The std::string implementation that comes with libstdc++ 2.96-98 is not thread safe. The problem will result in a corrupted memory heap. The reason for the problem is improper locking of the reference count in std::basic_string::Rep. The problem is also in the version that comes with GCC v2.95.3, but seems to be fixed in GCC v3.0.4. If STLport is used as the standard library, the problem disappears.
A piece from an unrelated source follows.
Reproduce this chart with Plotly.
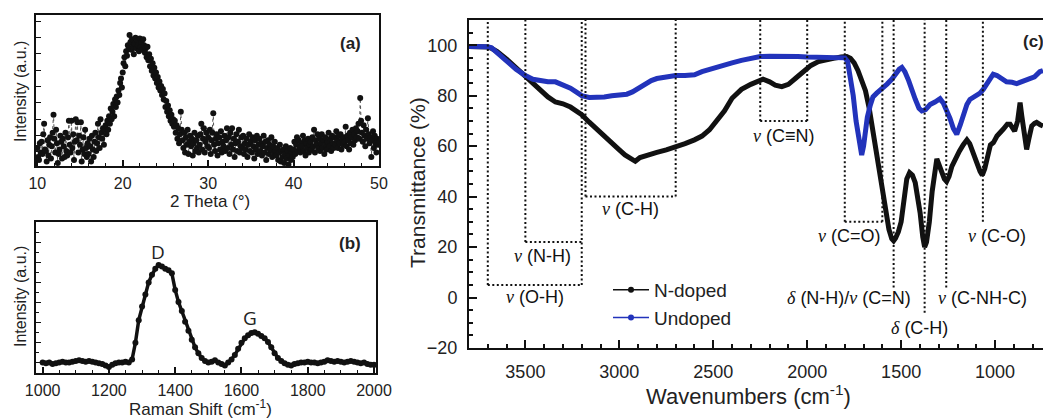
import plotly.graph_objects as go

W, H = 1043, 418

# ---------------- Panel (a): XRD ----------------
xrd_theta = [round(10 + 0.1 * i, 1) for i in range(401)]
xrd_int = [
    12, 6, 4, 15, 9, 16, 8, 21, 28, 11,
    10, 3, 17, 7, 14, 19, 5, 13, 22, 34,
    18, 9, 24, 15, 2, 8, 11, 20, 16, 5,
    18, 13, 6, 22, 10, 7, 19, 30, 14, 9,
    30, 12, 21, 4, 16, 31, 17, 29, 9, 20,
    14, 29, 3, 11, 19, 8, 24, 12, 6, 15,
    8, 18, 13, 3, 20, 11, 6, 16, 22, 10,
    15, 28, 19, 12, 31, 22, 18, 25, 14, 24,
    27, 21, 30, 24, 33, 28, 38, 31, 36, 41,
    33, 44, 39, 46, 42, 50, 47, 55, 58, 52,
    62, 68, 72, 66, 76, 73, 80, 78, 86.7, 82,
    77, 84, 79, 74, 81, 85, 78, 83, 80, 76,
    84.5, 79, 82, 77, 84, 80, 75, 78, 72, 79,
    70, 74, 66, 71, 63, 68, 60, 65, 58, 62,
    55, 59, 52, 56, 50, 53, 47, 51, 44, 48,
    39, 43, 36, 40, 33, 37, 30, 34, 28, 31,
    26, 30, 22, 27, 18, 25, 15, 21, 36, 24,
    17, 12, 22, 9, 19, 14, 24, 8, 16, 20,
    13, 18, 7, 15, 22, 10, 17, 12, 20, 9,
    14, 21, 28, 11, 18, 25, 9, 16, 22, 13,
    19, 12, 24, 8, 17, 22, 35, 14, 10, 18,
    21, 7, 15, 19, 11, 23, 9, 16, 13, 20,
    10, 17, 25, 12, 19, 8, 22, 14, 25, 11,
    18, 6, 15, 21, 10, 16, 24, 9, 13, 19,
    12, 20, 8, 15, 11, 18, 6, 14, 21, 10,
    16, 9, 19, 13, 5, 17, 11, 20, 8, 14,
    18, 10, 15, 7, 13, 20, 9, 16, 4, 12,
    17, 8, 14, 11, 19, 6, 13, 9, 16, 10,
    7, 12, 4, 9, 14, 3, 10, 6, 11, 2,
    8, 13, 5, 10, 1, 7, 12, 4, 9, 6,
    11, 16, 8, 14, 19, 10, 17, 12, 9, 15,
    13, 20, 10, 17, 7, 15, 12, 18, 9, 14,
    16, 11, 19, 13, 24, 9, 17, 14, 21, 12,
    18, 10, 15, 21, 12, 17, 8, 19, 14, 11,
    16, 22, 13, 18, 10, 20, 15, 12, 19, 14,
    23, 17, 12, 20, 15, 21, 11, 18, 14, 19,
    16, 26, 13, 20, 17, 11, 22, 15, 19, 24,
    14, 21, 17, 25, 19, 23, 28, 18, 45, 30,
    22, 16, 27, 20, 13, 24, 18, 31.6, 21, 15,
    19, 6, 17, 23, 12, 20, 15, 9, 18, 14,
    16,
]

# ---------------- Panel (b): Raman ----------------
raman_shift = [1000 + 10 * i for i in range(101)]
raman_int = [
    7, 6.5, 7, 6, 6.5, 7, 7.5, 7, 7, 7.5,
    8, 8.5, 8, 7.5, 8, 7.5, 7, 6.5, 6, 5,
    4, 5.5, 6.5, 7, 7, 7.5, 7, 9, 20, 35,
    44, 52, 60, 65, 69, 71.5, 70.5, 69, 68, 66,
    55, 47, 41, 34, 28, 22, 17, 13, 10, 8,
    7, 7.5, 8.5, 7, 6, 5, 7, 9, 12, 16,
    20, 23, 25, 26.5, 27, 26, 24.5, 23, 20.5, 17,
    13, 10, 8, 6.5, 5.5, 5, 6, 6.5, 7, 7,
    7.5, 7, 7, 6.5, 7, 7.5, 8.5, 8, 7.5, 8,
    7.5, 7, 7.5, 8, 7.5, 7, 6.5, 7, 6, 5.5,
    5.5,
]

# ---------------- Panel (c): FTIR ----------------
ndoped_wn = [3800, 3750, 3700, 3680, 3650, 3600, 3550, 3500, 3460, 3420, 3380, 3340, 3300, 3260, 3230,
             3200, 3160, 3120, 3080, 3040, 3000, 2970, 2940, 2915, 2890, 2860, 2830, 2800, 2750, 2700,
             2650, 2600, 2560, 2520, 2480, 2440, 2400, 2350, 2300, 2260, 2235, 2200, 2170, 2135, 2100,
             2060, 2020, 1980, 1940, 1900, 1860, 1820, 1790, 1770, 1750, 1730, 1710, 1690, 1670, 1650,
             1630, 1610, 1594, 1580, 1565, 1550, 1540, 1530, 1515, 1500, 1485, 1470, 1455, 1440, 1425,
             1410, 1399, 1385, 1375, 1365, 1350, 1335, 1320, 1310, 1300, 1285, 1270, 1258, 1245, 1230,
             1210, 1190, 1170, 1150, 1135, 1115, 1095, 1080, 1068, 1055, 1040, 1025, 1009, 990, 957,
             935, 920, 905, 896, 880, 867, 858, 850, 843, 832, 820, 805, 790, 779, 760, 745]
ndoped_t = [99.5, 99.5, 99.3, 98.8, 97.5, 94.5, 91, 88, 85, 82, 79.5, 77.5, 76.8, 75.5, 74,
            72.5, 69.5, 66.7, 63.5, 61, 58.5, 56.5, 55, 54, 55.5, 56, 56.5, 57.5, 58.5, 59.5,
            61, 62.5, 64, 66.5, 70, 74, 79, 82.5, 84.5, 86, 86.5, 85.5, 84.2, 83.6, 84.5,
            87, 89.5, 92, 93.5, 94.3, 94.8, 95.3, 95.5, 94.8, 93, 90, 86.5, 82, 75, 66,
            57, 49, 41.5, 34, 27, 23.3, 22.5, 23.5, 26, 30, 40, 47, 49.5, 48.5, 45.5,
            40, 33.6, 24, 20, 22, 30, 42, 52, 55, 53, 49.5, 47, 46, 48, 52,
            55.5, 58, 60.5, 62.5, 61, 57.5, 53, 50, 48.5, 51, 57, 60.5, 61.4, 64, 66.7,
            68.7, 68.7, 67, 66, 70, 77.3, 72, 68, 62, 58.7, 63, 68, 69, 69.4, 68.5, 68]

undoped_wn = [3800, 3750, 3700, 3680, 3650, 3600, 3550, 3500, 3460, 3420, 3380, 3340, 3300, 3260, 3230,
              3200, 3160, 3120, 3080, 3040, 3000, 2960, 2930, 2900, 2870, 2830, 2800, 2750, 2700, 2650,
              2600, 2560, 2520, 2480, 2440, 2400, 2350, 2300, 2250, 2200, 2150, 2100, 2050, 2000, 1950,
              1900, 1850, 1800, 1785, 1770, 1755, 1740, 1725, 1710, 1700, 1690, 1680, 1665, 1650, 1630,
              1612, 1590, 1575, 1550, 1532, 1510, 1496, 1480, 1460, 1440, 1425, 1405, 1390, 1370, 1346,
              1320, 1293, 1275, 1258, 1240, 1222, 1204, 1185, 1169, 1150, 1134, 1115, 1098, 1080, 1063,
              1040, 1010, 990, 960, 939, 910, 885, 868, 840, 815, 790, 762, 745]
undoped_t = [99.5, 99.5, 99.4, 99, 97, 93.5, 90.5, 88, 86.5, 86, 85.5, 85.5, 84.5, 83, 81.5,
             80, 79.3, 79.3, 79.5, 80, 80.5, 80.6, 81.5, 83, 84.5, 86, 86.8, 87.5, 88, 88,
             88.3, 89.5, 90.5, 91.5, 92.5, 93, 94, 95, 95.5, 95.6, 95.7, 95.5, 95.5, 95.3, 95.2,
             95, 95, 95, 93.5, 87, 80, 70, 62, 56.5, 60, 66, 71.5, 76, 79.5, 81,
             82, 83.5, 84.6, 86.5, 88.5, 90.5, 91.2, 89.5, 86, 81, 78.6, 75, 74, 74.5, 76.5,
             77.5, 78.8, 77, 74.5, 71, 67, 64.7, 68.5, 73, 76.5, 78.5, 79.5, 80, 81, 82.5,
             85.5, 88.5, 88, 86.5, 85.5, 85.3, 84.8, 85.3, 86, 86.5, 87.5, 89.5, 90]

# band-assignment guide boxes (wavenumber, transmittance)
guide_vlines = [(3700, 5), (3200, 5), (3500, 22), (3180, 40), (2700, 40), (2250, 70), (2000, 70),
                (1800, 30), (1600, 30), (1540, 4), (1375, -6), (1260, 4), (1065, 30)]
guide_hlines = [(3700, 3200, 5), (3500, 3200, 22), (3180, 2700, 40), (2250, 2000, 70), (1800, 1600, 30)]
NU = "<span style='font-family:Liberation Serif'><i>ν</i></span>"
DE = "<span style='font-family:Liberation Serif'><i>δ</i></span>"
band_labels = [
    (NU + " (O-H)", 3447, 0.3),
    (NU + " (N-H)", 3410, 16.3),
    (NU + " (C-H)", 2938, 34.9),
    (NU + " (C≡N)", 2122, 64),
    (NU + " (C=O)", 1777, 24.3),
    (DE + " (N-H)/" + NU + " (C=N)", 1777, -0.1),
    (DE + " (C-H)", 1404, -12.2),
    (NU + " (C-NH-C)", 1068, 0),
    (NU + " (C-O)", 988, 24.3),
]

BLACK = "#111111"
BLUE = "#2233bb"
FONT = "Liberation Sans, Arial, sans-serif"


def px(x):
    return x / W


def py(y):
    return 1 - y / H


fig = go.Figure()

# (a)
fig.add_trace(go.Scatter(x=xrd_theta, y=xrd_int, mode="lines+markers", xaxis="x", yaxis="y",
                         line=dict(color="#555555", width=1, dash="dot"),
                         marker=dict(color=BLACK, size=6), showlegend=False))
# (b)
fig.add_trace(go.Scatter(x=raman_shift, y=raman_int, mode="lines+markers", xaxis="x2", yaxis="y2",
                         line=dict(color=BLACK, width=3.5),
                         marker=dict(color=BLACK, size=6), showlegend=False))
# (c)
fig.add_trace(go.Scatter(x=ndoped_wn, y=ndoped_t, mode="lines", xaxis="x3", yaxis="y3",
                         line=dict(color=BLACK, width=5), showlegend=False))
fig.add_trace(go.Scatter(x=undoped_wn, y=undoped_t, mode="lines", xaxis="x3", yaxis="y3",
                         line=dict(color=BLUE, width=5), showlegend=False))
# legend entries
fig.add_trace(go.Scatter(x=[None], y=[None], mode="lines+markers", name="N-doped", xaxis="x3", yaxis="y3",
                         line=dict(color=BLACK, width=1.5), marker=dict(color=BLACK, size=6)))
fig.add_trace(go.Scatter(x=[None], y=[None], mode="lines+markers", name="Undoped", xaxis="x3", yaxis="y3",
                         line=dict(color=BLUE, width=1.5), marker=dict(color=BLUE, size=6)))

shapes = []
for x, yb in guide_vlines:
    shapes.append(dict(type="line", xref="x3", yref="y3", x0=x, x1=x, y0=yb, y1=110,
                       line=dict(color=BLACK, width=2, dash="2px,2.5px")))
for x0, x1, y in guide_hlines:
    shapes.append(dict(type="line", xref="x3", yref="y3", x0=x0, x1=x1, y0=y, y1=y,
                       line=dict(color=BLACK, width=2, dash="2px,2.5px")))

ann = []
for txt, x, y in band_labels:
    ann.append(dict(text=txt, x=x, y=y, xref="x3", yref="y3", showarrow=False,
                    font=dict(size=18, color=BLACK, family=FONT)))


def pann(text, x, y, size, angle=0, family=FONT, xanchor="center"):
    ann.append(dict(text=text, x=px(x), y=py(y), xref="paper", yref="paper", showarrow=False,
                    textangle=angle, xanchor=xanchor, yanchor="middle",
                    font=dict(size=size, color="#222222", family=family)))


pann("Intensity (a.u.)", 20, 92, 16, -90)
pann("2 Theta (°)", 210, 201, 17)
pann("Intensity (a.u.)", 20, 297, 16, -90)
pann("Raman Shift (cm<sup>-1</sup>)", 200, 408, 17)
pann("Transmittance (%)", 417, 183, 21, -90)
pann("Wavenumbers (cm<sup>-1</sup>)", 748, 395, 22)
pann("<b>(a)</b>", 350, 43, 17)
pann("<b>(b)</b>", 350, 243, 17)
pann("<b>(c)</b>", 1021, 42, 17, xanchor="left")
pann("D", 158, 252, 19, family="Open Sans, DejaVu Sans")
pann("G", 250, 318, 19, family="Open Sans, DejaVu Sans")

common = dict(showgrid=False, zeroline=False, showline=True, linecolor=BLACK, ticks="inside",
              tickcolor=BLACK, automargin=False)

fig.update_layout(
    template="none",
    width=W, height=H, margin=dict(l=0, r=0, t=0, b=0, pad=0, autoexpand=False), autosize=False,
    paper_bgcolor="white", plot_bgcolor="white",
    font=dict(family=FONT, color="#222222"),
    shapes=shapes, annotations=ann,
    legend=dict(x=px(608), y=py(271), xanchor="left", yanchor="top", bgcolor="rgba(0,0,0,0)",
                font=dict(size=19, color="#222222", family=FONT), itemwidth=36, borderwidth=0),
    xaxis=dict(domain=[px(36), px(379)], anchor="y", range=[9.85, 50], tick0=10, dtick=10,
               ticklen=6, tickwidth=1.5, linewidth=1.5, mirror=True, tickfont=dict(size=16),
               ticklabelstandoff=2,
               minor=dict(dtick=2, ticklen=3, tickwidth=1, ticks="inside", tickcolor=BLACK), **common),
    yaxis=dict(domain=[py(166), py(15)], anchor="x", range=[0, 100], tick0=9.5, dtick=10.8,
               showticklabels=False, ticklen=5, tickwidth=1.2, linewidth=1.5, mirror=True, **common),
    xaxis2=dict(domain=[px(36), px(376)], anchor="y2", range=[980, 2006], tick0=1000, dtick=200,
                ticklen=6, tickwidth=1.5, linewidth=1.5, mirror=True, tickfont=dict(size=16),
                ticklabelstandoff=2,
                minor=dict(dtick=50, ticklen=3, tickwidth=1, ticks="inside", tickcolor=BLACK), **common),
    yaxis2=dict(domain=[py(373), py(222)], anchor="x2", range=[0, 100], tick0=6.8, dtick=13.3,
                showticklabels=False, ticklen=5, tickwidth=1.2, linewidth=1.5, mirror=True,
                minor=dict(dtick=6.65, ticklen=3, ticks="inside", tickcolor=BLACK), **common),
    xaxis3=dict(domain=[px(469), 1.0], anchor="y3", range=[3800, 745], tick0=1000, dtick=500,
                ticklen=8, tickwidth=2, linewidth=2, mirror=True, tickfont=dict(size=18),
                ticklabelstandoff=6,
                minor=dict(dtick=100, ticklen=4, tickwidth=1.5, ticks="inside", tickcolor=BLACK), **common),
    yaxis3=dict(domain=[py(348), py(20)], anchor="x3", range=[-20, 110], tick0=0, dtick=20,
                ticklen=8, tickwidth=2, linewidth=2, mirror=False, tickfont=dict(size=18),
                ticklabelstandoff=6,
                minor=dict(dtick=5, ticklen=4, tickwidth=1.5, ticks="inside", tickcolor=BLACK), **common),
)

fig.write_html("out.html", config={"responsive": False},
               post_script="document.documentElement.style.margin='0';document.body.style.margin='0';"
                           "document.body.style.overflow='hidden';")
I have a test-program that will trigger this: [andrej@hermes tests]$ g++ -Wall -O3 -pthread string_mt.cpp -lstdc++ -lpthread [andrej@hermes tests]$ ./a.out Thread started (1026) Thread started (2051) Thread started (3076) Segmentation fault
Created attachment 49145 [details] Test program
Created attachment 49146 [details] Patch adding locking for i386 machines
Notice that all threaded applications, and all libraries using std::string that can be used in threaded applications must be recompiled.
To restate the severity of this bug -- std::string is worse than just not threadsafe, it is completely unsuitable for any program or library compiled for multithreading and run on an SMP iA32 system. You can crash in nilRep() by just creating empty strings on the stack, as the static nil representation will have its reference count go to zero and be freed. Calling a class threadsafe typically implies that the same instance can be operated upon by different threads. The current implementation of std::string does not allow different instances to be operated on by different threads.
This problem is still present in Red Hat Linux v7.3. gcc-2.96-112 gcc-c++-2.96-112 libstdc++-2.96-112 libstdc++-devel-2.96-112
Fixed gcc-3.2.x, gcc-3.3.x, gcc-3.4.x.